В этом итоге доля рыжего Кольки была невелика. Все-таки Катерина Ивановна ненавидела Кольку — вполне примирившись со взрослым тихим Николаем и даже нехотя жалея его, когда он за столом, подвыпив, ложился головой на локоть и виновато улыбался половиной сморщенного лица, — продолжала ненавидеть одноклассника, будто это был совершенно другой человек. Доходило до того, что пацаны уже не передразнивали учительницу сами, а сразу обращались к Кольке, будто имели под рукой нечто готовое и лучшее. Получалось, что Колькины грязные веснушки, похожие на семена его же сорных всклокоченных вихров, его манера, швыркнув носом, звучно глотать, его вислоплечий костюм на вырост, уже засаленный и с нитяными корешками вместо пуговиц, — все это оскорбительным образом относилось к матери. Взрослым Николай таскал по будням как будто все те же брюки, вяло спадающие на башмаки (от этого чудилось, что они готовы вот-вот свалиться), все тот же клоунский пиджачок. Казалось, чтобы избавиться от старой одежды, ему надо непременно вырасти, чего Колька, сам уже износившийся, сделать никак не мог, — а главное, его убожество относилось теперь к нему одному, не задевая даже его франтихи-жены, и это делало его, несмотря на очевидную семейность, заброшенным и одиноким.
Мать от кого-то знала — в классе думали, будто от дочери, — про Колькин цирк и частенько вызывала в школу его собственную родительницу. Она была неопрятна и толста бугристой нездоровой толщиной, тоже, как и сын, всегда в каких-то нитках: белые, бельевые, липли ей на зимнее пальто, отчего казалось, будто оно надето прямо на ночную сорочку. Ее щекастое лицо с неожиданно вострым лоснящимся носиком постоянно принимало пищевые оттенки: обычно цвета сосиски с горчицей, но когда она лезла, отдуваясь и кланяясь, по школьной лестнице, делалось похожим на переспелый помидор.

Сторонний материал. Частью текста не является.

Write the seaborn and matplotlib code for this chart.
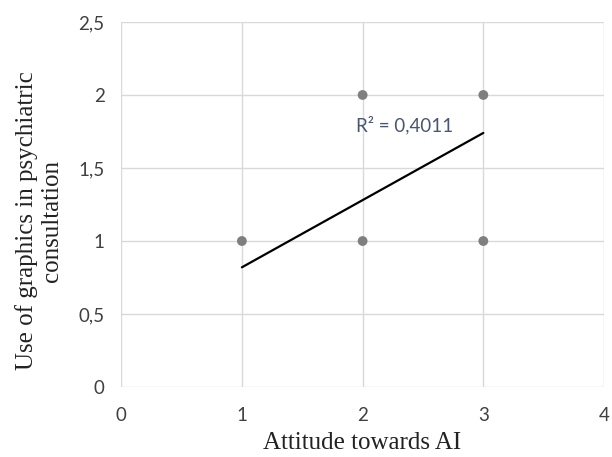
import numpy as np
import pandas as pd
import seaborn as sns
import matplotlib.pyplot as plt

# scatter points
attitude = [1, 2, 2, 3, 3]
graphics_use = [1, 2, 1, 2, 1]

# linear trendline shown on the chart
trend_x = [1, 3]
trend_slope = 0.46
trend_intercept = 0.36
r2_text = 'R² = 0,4011'

x_ticks = [0, 1, 2, 3, 4]
y_ticks = [0, 0.5, 1, 1.5, 2, 2.5]
y_tick_labels = ['0', '0,5', '1', '1,5', '2', '2,5']

data = pd.DataFrame({'x': attitude, 'y': graphics_use})

sns.set_style('white')
plt.rcParams['font.family'] = ['Lato', 'DejaVu Sans']

fig = plt.figure(figsize=(6.12, 4.57), dpi=100)
ax = fig.add_axes([0.198, 0.153, 0.789, 0.799])

sns.scatterplot(x='x', y='y', data=data, ax=ax, color='#7f7f7f',
                s=50, edgecolor='none', zorder=3)

tx = np.array(trend_x)
ax.plot(tx, trend_slope * tx + trend_intercept, color='black', lw=1.6, zorder=2)
ax.text(2.35, 1.795, r2_text, ha='center', va='center', fontsize=13.5,
        color='#4a5670')

ax.set_xlim(0, 4)
ax.set_ylim(0, 2.5)
ax.set_xticks(x_ticks)
ax.set_yticks(y_ticks)
ax.set_yticklabels(y_tick_labels)
ax.set_xlabel('')
ax.set_ylabel('')
ax.tick_params(labelsize=13.5, colors='#404040', length=0)
ax.tick_params(axis='x', pad=14)
ax.tick_params(axis='y', pad=12)
ax.grid(True, color='#d9d9d9', lw=1)
for s in ax.spines.values():
    s.set_visible(False)

fig.text(362.5 / 612, 1 - 443 / 457, 'Attitude towards AI', family='Liberation Serif',
         fontsize=18, color='#222222', ha='center', va='center')
fig.text(39 / 612, 1 - 221 / 457, 'Use of graphics in psychiatric\nconsultation',
         family='Liberation Serif', fontsize=18, color='#222222', rotation=90,
         ha='center', va='center', multialignment='center', linespacing=1.15)

plt.savefig('out.png', dpi=100)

Дожидаясь учительницу у окна, она никогда в него не глядела — вообще не глядела туда, куда не могла добраться или не собиралась идти, так что ее лишенный перспективы и якобы предельно конкретный мир, вероятно, был условным, как театральная декорация. Страшно представить, какими нереальными делаются сумка, или ложка, или трамвай без облака в небе или дальней горы, — но она преспокойно пользовалась всей этой бутафорией и доверяла тяжесть своего бурно дышащего тела любым перилам и любой стене, в сущности, безопорным.
Впрочем, вблизи ее припухлые глаза замечали все и смотрели цепко. Если, пока она дожидалась учительницу, мимо нее проносился, пихаясь и скользя, расхристанный ученик, она буквально повисала на нем и читала ему нотацию сладеньким голосом, не столько обращаясь к нарушителю, сколько апеллируя к подразумеваемой Софье Андреевне, словно надеясь каким-то сверхчувственным способом вместо выговора заслужить ее преподавательскую похвалу. Колькина мать работала не больше и не меньше как в бухгалтерии городской тюрьмы, в плотном пристрое новенького кирпича, словно готовом и предназначенном естественным образом вырасти в один из основных заплесневелых корпусов, уже заранее оплетенном колючей проволокой: высокие шесты на крыше несли паутинные узоры железного пуха, удивительно нежного в ясные дни, на фоне голубых небес. В бухгалтерии, однако, имелся обыкновенный коллектив, видевший зеков только издали, во дворе, где они, обритые и в ватных робах, походили на каких-то чужеземных азиатов, — и в этом коллективе прекрасно знали привычку Колькиной матери вмешиваться во все, что давало пищу ее обильным чувствам и представляло ее с хорошей стороны.
Если отмечался день рожденья, Колькина мать надевала выходную кофту яркого пунцового атласа (на которую в тон откликались словно бы ожившие в углах огнетушители и много красной мелочи по столам, а стенгазеты и плакаты, где преобладал партийный цвет, получали право полного голоса) и, нарядившись так, лучшей подружкой терлась возле именинницы. Если случались похороны, эта женщина, зареванная до багрового отека, принимала соболезнования вместе с родней покойника, зачастую вовсе ее не знавшей. Когда впоследствии кто-нибудь из озадаченных родственников пытался о ней расспрашивать, ему ничего не удавалось толком прояснить, потому что возле гроба, полуседая, грузная, с целой аптекой брякающих пузырьков, Колькина мать смотрелась пятидесятилетней теткой, кем и была в действительности, тогда как в обыкновенные дни решительные ухватки и бодрый багрец на щеках делали ее значительно моложе.